Chair
John Russell (c.1773-1822)
Category
Furniture
Date
1783
Materials
Carved and polished walnut and beech upholstered in crimson silk damask
Measurements
129.5 x 74.0 x 61.0 cm
Place of origin
London
Order this imageCollection
Knole, Kent
NT 129410
Caption
The young and dashing 3rd Duke of Dorset was the penultimate British ambassador at the court of Louis XVI and Marie-Antoinette before the French Revolution. He became good friends with the queen, whom he affectionately referred to as ‘Mrs B’ after the royal house of Bourbon. Ambassadors were seen as personal representatives of the King and as such they were provided with a conspicuously splendid equipage. This typically included silver, a portrait of the sovereign, a state canopy as well as a chair of state with a pair of stools, a footstool and a dais. Dorset was no exception. His canopy, which was later converted into a four-post bed, was embroidered in high relief with the royal arms. He was provided with full-length portraits of George III and Queen Charlotte in carved and gilded frames. Perhaps most extravagant, his service of silver was exceptionally elaborate, comprising 12 dozen engraved plates. But what about his chair of state? This cabriole-legged chair, supplied by John Russell, chairmaker to George III, was glaringly old-fashioned, even in the Duke of Dorset’s time. Its plain shape and the overall lack of carving and gilding was reminiscent of earlier and simpler furniture. It’s interesting to note that while Dorset did not complain about the archaic design of his chair of state, one of his contemporaries, George Hervey, 2nd Earl of Bristol and ambassador to Madrid, did.
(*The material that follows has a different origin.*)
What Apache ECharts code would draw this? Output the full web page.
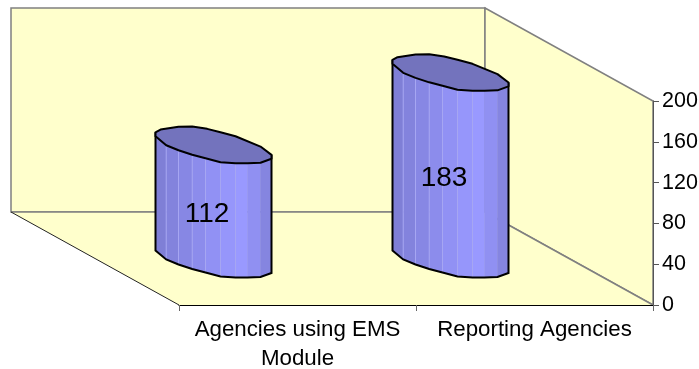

Bristol requested that he only be given crimson damask to be used in a more elaborate ambassadorial throne he planned to commission from Spanish craftsmen.
Summary
A polished walnut chair of state on cabriole legs, stuffed seat, back and arms upholstered in crimson silk damask; the damask and fringe apparently applied over cherry coloured velvet. As Martin Drury explains, it was customary, until about 1830, for British ambassadors ‘to be equipped at the expense of the sovereign with an allowance of plate, a portrait of the sovereign, a state canopy, a chair, two stools, a foot stool and chapel furnishings’ (Drury 1985). This chair of state, stylistically archaic, comes en suite with two stools (NT 129411.1-2). The set may either be the one supplied by John Russell to the George Montagu, 4th Duke of Manchester, British Ambassador to the court of Louis XVI in 1783 or to his successor, John Sackville, 3rd Duke of Dorset (Ambassador from 1783-1789). Because the Duke of Manchester’s embassy was so short lived, it is likely that Dorset took over his furniture. Manchester’s chair is recorded to have been supplied by John Russell, joiner and chairmaker, who also supplied the chair of state for Lord Whitworth, appointed Ambassador to Paris in 1802, and also preserved at Knole (NT 129592). ‘On the inner face of the seat rail of the chair are inscribed [in ink] the words: “Fryer July 1783”. Fryer is probably the name of the craftsman in Russell’s workshop who made the chair’ (Drury 1985).
Provenance
Possibly supplied by John Russell, joiner and chairmaker, to George Montagu, 4th Duke of Manchester in 1783 and used by John Sackville, 3rd Duke of Dorset in his capacity of British Ambassador to the court of Louis XVI from 1783 to 1789. Knole and the majority of its furniture were accepted by HM Treasury in part payment of death duties and transferred to the National Trust in 1946.
Makers and roles
John Russell (c.1773-1822), joiner Fryer, chairmaker
References
Drury, 1985: Martin Drury. “Two Georgian chairs of state and a state canopy at Knole.” Furniture History 21 (1985): pp.243-9. Rowell and Burchard 2016a: Christopher Rowell and Wolf Burchard, 'From Knole to Paris: The third Duke of Dorset and the first Earl Whitworth as diplomatic Patrons and Collectors', National Trust Historic Houses & Collections Annual/Apollo (2016): 43-52.